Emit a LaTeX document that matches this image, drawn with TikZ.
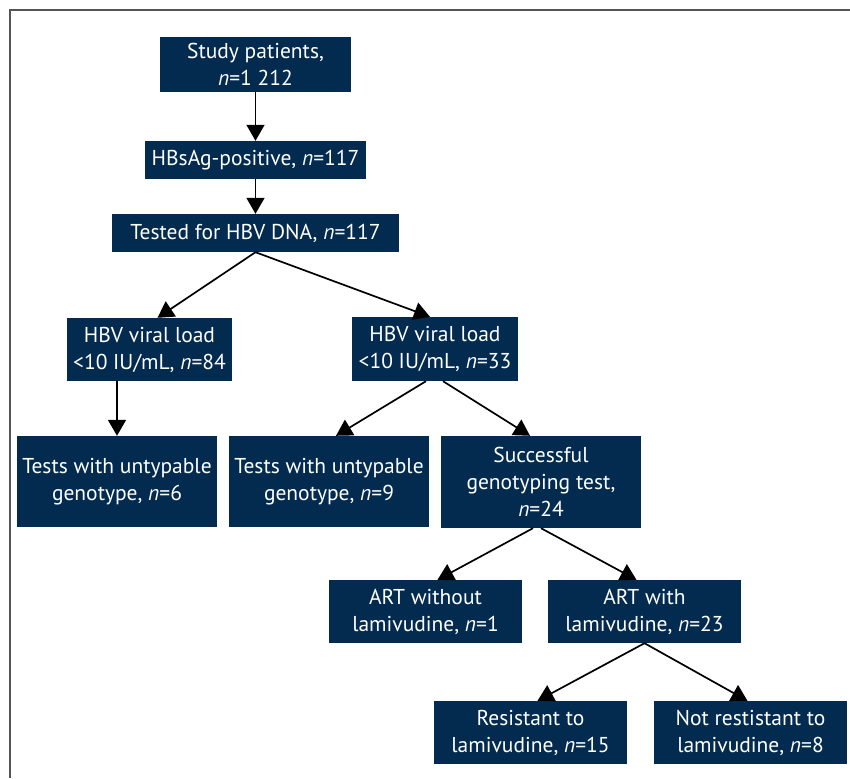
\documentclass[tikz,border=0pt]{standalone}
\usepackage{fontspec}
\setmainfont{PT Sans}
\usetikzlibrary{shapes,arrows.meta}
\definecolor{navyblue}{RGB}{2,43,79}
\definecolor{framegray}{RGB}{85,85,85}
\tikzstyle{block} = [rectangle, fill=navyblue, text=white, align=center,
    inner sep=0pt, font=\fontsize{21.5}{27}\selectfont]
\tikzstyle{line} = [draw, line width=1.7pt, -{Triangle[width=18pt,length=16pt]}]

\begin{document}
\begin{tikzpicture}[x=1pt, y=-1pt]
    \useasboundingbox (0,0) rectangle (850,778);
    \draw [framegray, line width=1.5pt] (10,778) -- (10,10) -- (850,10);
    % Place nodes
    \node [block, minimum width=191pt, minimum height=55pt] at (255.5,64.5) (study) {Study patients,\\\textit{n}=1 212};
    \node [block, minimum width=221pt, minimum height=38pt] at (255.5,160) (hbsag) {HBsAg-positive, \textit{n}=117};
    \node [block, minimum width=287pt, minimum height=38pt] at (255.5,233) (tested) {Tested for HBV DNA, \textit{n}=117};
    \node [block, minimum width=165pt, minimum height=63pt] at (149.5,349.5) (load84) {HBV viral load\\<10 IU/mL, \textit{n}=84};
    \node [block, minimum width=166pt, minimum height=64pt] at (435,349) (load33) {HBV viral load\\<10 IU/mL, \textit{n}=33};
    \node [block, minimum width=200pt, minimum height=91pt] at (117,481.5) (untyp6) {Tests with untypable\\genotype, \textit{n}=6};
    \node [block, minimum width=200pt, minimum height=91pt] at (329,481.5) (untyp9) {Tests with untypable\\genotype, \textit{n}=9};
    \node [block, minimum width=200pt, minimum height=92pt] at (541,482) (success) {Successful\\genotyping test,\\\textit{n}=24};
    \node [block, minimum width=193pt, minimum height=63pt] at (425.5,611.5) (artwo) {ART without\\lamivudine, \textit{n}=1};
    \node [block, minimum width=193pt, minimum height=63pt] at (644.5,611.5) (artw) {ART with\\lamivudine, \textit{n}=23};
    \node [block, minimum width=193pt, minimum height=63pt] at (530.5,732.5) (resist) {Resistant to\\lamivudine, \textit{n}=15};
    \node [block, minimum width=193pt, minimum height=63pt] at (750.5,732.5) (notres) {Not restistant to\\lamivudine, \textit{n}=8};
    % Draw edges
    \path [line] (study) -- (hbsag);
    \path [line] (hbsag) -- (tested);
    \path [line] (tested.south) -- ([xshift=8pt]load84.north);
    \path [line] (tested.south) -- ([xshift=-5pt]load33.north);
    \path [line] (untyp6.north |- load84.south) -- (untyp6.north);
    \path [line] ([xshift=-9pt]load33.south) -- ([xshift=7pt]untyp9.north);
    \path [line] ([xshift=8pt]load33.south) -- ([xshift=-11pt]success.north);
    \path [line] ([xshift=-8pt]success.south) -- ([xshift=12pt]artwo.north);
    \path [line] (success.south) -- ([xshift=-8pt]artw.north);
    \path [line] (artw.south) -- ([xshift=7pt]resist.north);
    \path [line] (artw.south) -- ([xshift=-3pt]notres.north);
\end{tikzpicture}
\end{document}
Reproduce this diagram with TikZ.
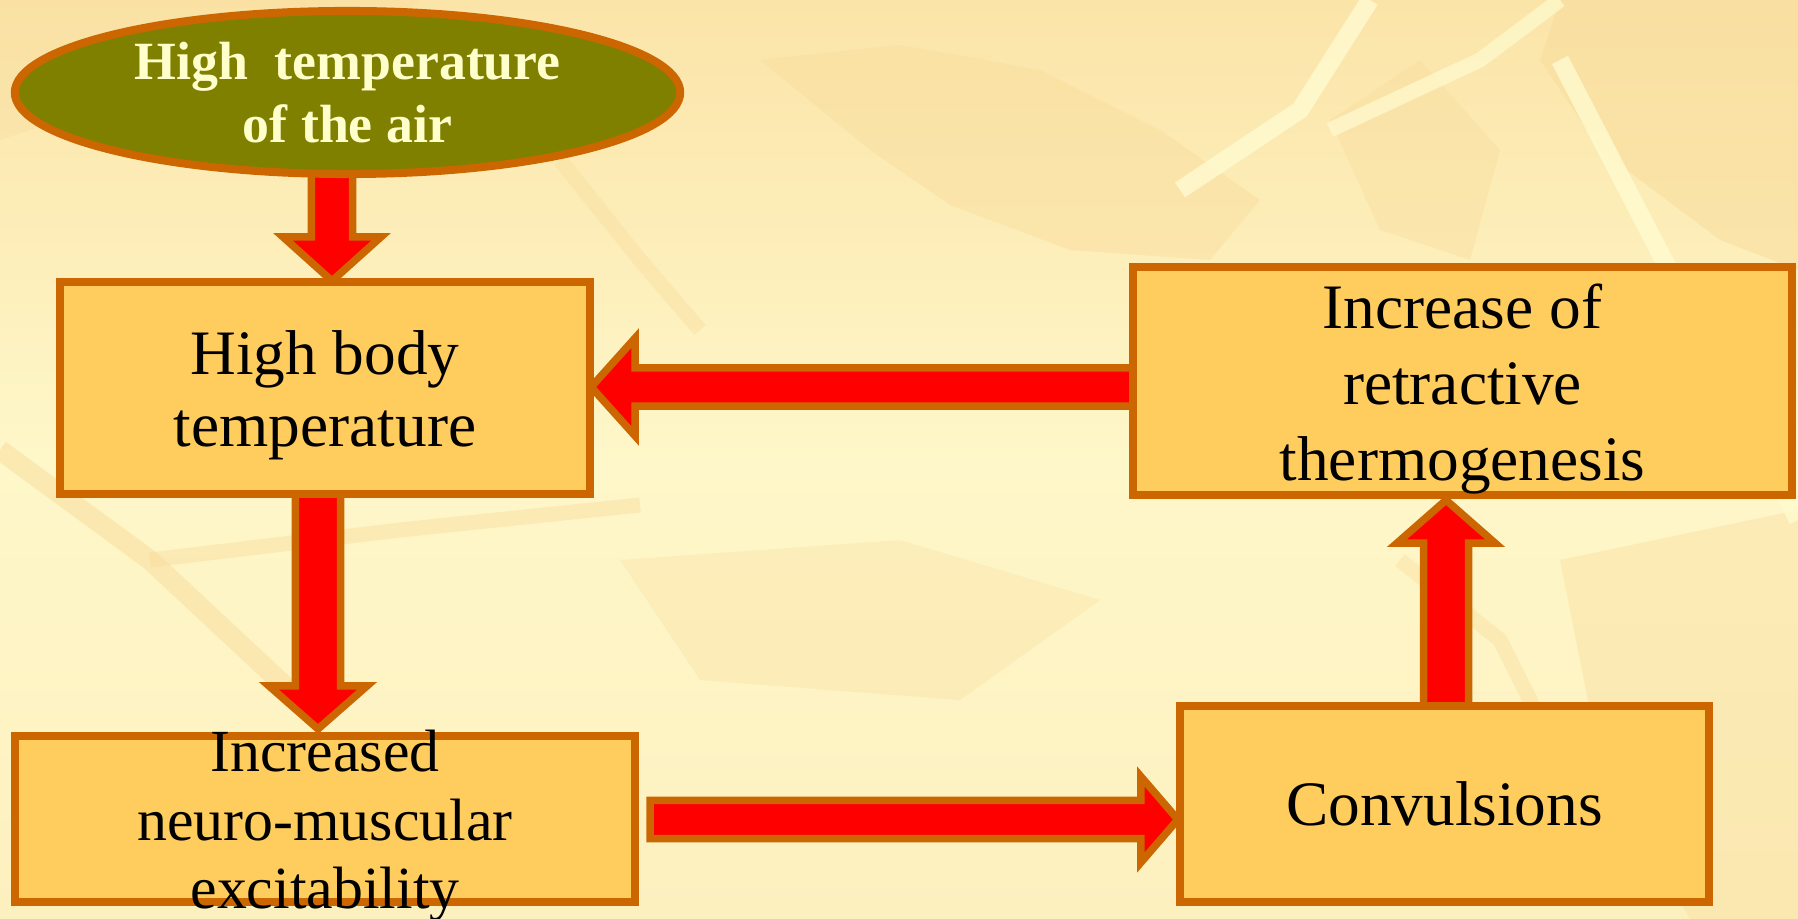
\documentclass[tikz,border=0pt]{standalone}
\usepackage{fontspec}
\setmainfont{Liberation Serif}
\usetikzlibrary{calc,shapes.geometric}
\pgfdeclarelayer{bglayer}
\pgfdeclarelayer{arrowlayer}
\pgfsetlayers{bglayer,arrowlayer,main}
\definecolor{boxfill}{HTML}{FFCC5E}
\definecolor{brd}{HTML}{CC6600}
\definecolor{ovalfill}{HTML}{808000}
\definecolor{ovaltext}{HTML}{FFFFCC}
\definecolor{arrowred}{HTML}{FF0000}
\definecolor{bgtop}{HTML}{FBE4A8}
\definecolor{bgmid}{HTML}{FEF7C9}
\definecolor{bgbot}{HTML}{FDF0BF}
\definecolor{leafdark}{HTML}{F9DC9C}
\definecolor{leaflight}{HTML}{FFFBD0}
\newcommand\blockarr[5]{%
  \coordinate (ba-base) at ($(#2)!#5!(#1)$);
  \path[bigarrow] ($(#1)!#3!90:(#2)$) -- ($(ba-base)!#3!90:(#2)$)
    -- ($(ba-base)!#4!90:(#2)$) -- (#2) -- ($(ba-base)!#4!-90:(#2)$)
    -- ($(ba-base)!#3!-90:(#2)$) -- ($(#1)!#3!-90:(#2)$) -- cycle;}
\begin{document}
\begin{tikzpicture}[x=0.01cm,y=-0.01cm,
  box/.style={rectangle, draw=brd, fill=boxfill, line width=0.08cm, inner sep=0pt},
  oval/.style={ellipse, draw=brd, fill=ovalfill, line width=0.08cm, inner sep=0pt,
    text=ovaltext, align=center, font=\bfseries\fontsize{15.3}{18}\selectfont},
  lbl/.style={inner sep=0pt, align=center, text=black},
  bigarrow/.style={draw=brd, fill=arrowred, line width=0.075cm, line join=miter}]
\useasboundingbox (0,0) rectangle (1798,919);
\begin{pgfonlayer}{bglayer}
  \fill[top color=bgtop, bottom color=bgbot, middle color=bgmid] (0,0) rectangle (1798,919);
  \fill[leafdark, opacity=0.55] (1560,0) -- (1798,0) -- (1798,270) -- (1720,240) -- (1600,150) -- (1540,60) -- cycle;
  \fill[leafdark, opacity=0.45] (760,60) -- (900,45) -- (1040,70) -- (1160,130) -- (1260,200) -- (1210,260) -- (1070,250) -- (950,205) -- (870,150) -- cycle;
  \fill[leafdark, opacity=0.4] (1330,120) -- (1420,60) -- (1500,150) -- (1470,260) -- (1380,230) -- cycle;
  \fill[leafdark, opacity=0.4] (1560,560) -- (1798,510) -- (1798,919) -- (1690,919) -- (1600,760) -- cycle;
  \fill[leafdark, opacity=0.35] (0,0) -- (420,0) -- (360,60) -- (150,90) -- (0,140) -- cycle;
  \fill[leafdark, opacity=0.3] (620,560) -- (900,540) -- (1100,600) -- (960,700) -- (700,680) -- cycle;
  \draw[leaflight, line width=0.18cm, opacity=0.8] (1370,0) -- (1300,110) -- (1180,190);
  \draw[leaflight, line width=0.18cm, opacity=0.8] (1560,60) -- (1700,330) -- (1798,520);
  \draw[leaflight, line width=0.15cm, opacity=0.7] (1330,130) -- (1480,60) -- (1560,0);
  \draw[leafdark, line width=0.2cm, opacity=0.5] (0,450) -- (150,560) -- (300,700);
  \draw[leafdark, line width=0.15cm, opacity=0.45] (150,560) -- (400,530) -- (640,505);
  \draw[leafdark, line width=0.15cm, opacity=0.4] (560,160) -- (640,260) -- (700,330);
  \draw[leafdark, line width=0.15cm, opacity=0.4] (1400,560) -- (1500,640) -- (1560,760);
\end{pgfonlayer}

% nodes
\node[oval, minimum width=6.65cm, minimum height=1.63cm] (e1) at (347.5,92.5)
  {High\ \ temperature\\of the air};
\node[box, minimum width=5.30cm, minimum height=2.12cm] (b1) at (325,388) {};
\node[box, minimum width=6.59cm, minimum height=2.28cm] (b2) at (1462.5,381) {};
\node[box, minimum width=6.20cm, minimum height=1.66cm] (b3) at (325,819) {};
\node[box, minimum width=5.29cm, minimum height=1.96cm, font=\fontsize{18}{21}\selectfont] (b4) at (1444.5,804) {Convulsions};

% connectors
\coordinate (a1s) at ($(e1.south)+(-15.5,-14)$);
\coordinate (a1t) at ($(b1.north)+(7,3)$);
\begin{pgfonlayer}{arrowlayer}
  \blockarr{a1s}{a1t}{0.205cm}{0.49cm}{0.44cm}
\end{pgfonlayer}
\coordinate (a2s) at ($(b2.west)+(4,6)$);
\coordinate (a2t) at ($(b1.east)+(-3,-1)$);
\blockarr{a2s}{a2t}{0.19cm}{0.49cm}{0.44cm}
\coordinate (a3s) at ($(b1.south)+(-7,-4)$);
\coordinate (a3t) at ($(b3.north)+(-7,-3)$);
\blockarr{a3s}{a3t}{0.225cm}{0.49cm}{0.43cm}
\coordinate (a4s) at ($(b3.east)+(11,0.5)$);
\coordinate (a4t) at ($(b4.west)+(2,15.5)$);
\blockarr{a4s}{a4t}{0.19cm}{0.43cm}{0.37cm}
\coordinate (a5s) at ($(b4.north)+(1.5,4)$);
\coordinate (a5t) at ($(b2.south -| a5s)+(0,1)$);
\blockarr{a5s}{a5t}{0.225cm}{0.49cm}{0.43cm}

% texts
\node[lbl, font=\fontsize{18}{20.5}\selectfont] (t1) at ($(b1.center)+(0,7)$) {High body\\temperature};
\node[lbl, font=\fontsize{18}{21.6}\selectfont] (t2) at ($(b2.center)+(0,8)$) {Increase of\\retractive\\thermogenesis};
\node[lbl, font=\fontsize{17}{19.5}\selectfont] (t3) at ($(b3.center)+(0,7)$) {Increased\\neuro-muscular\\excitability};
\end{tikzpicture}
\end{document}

------------

What you should do:
In the entries above, count each line with "this"; reply with the total only.

Solution below:
2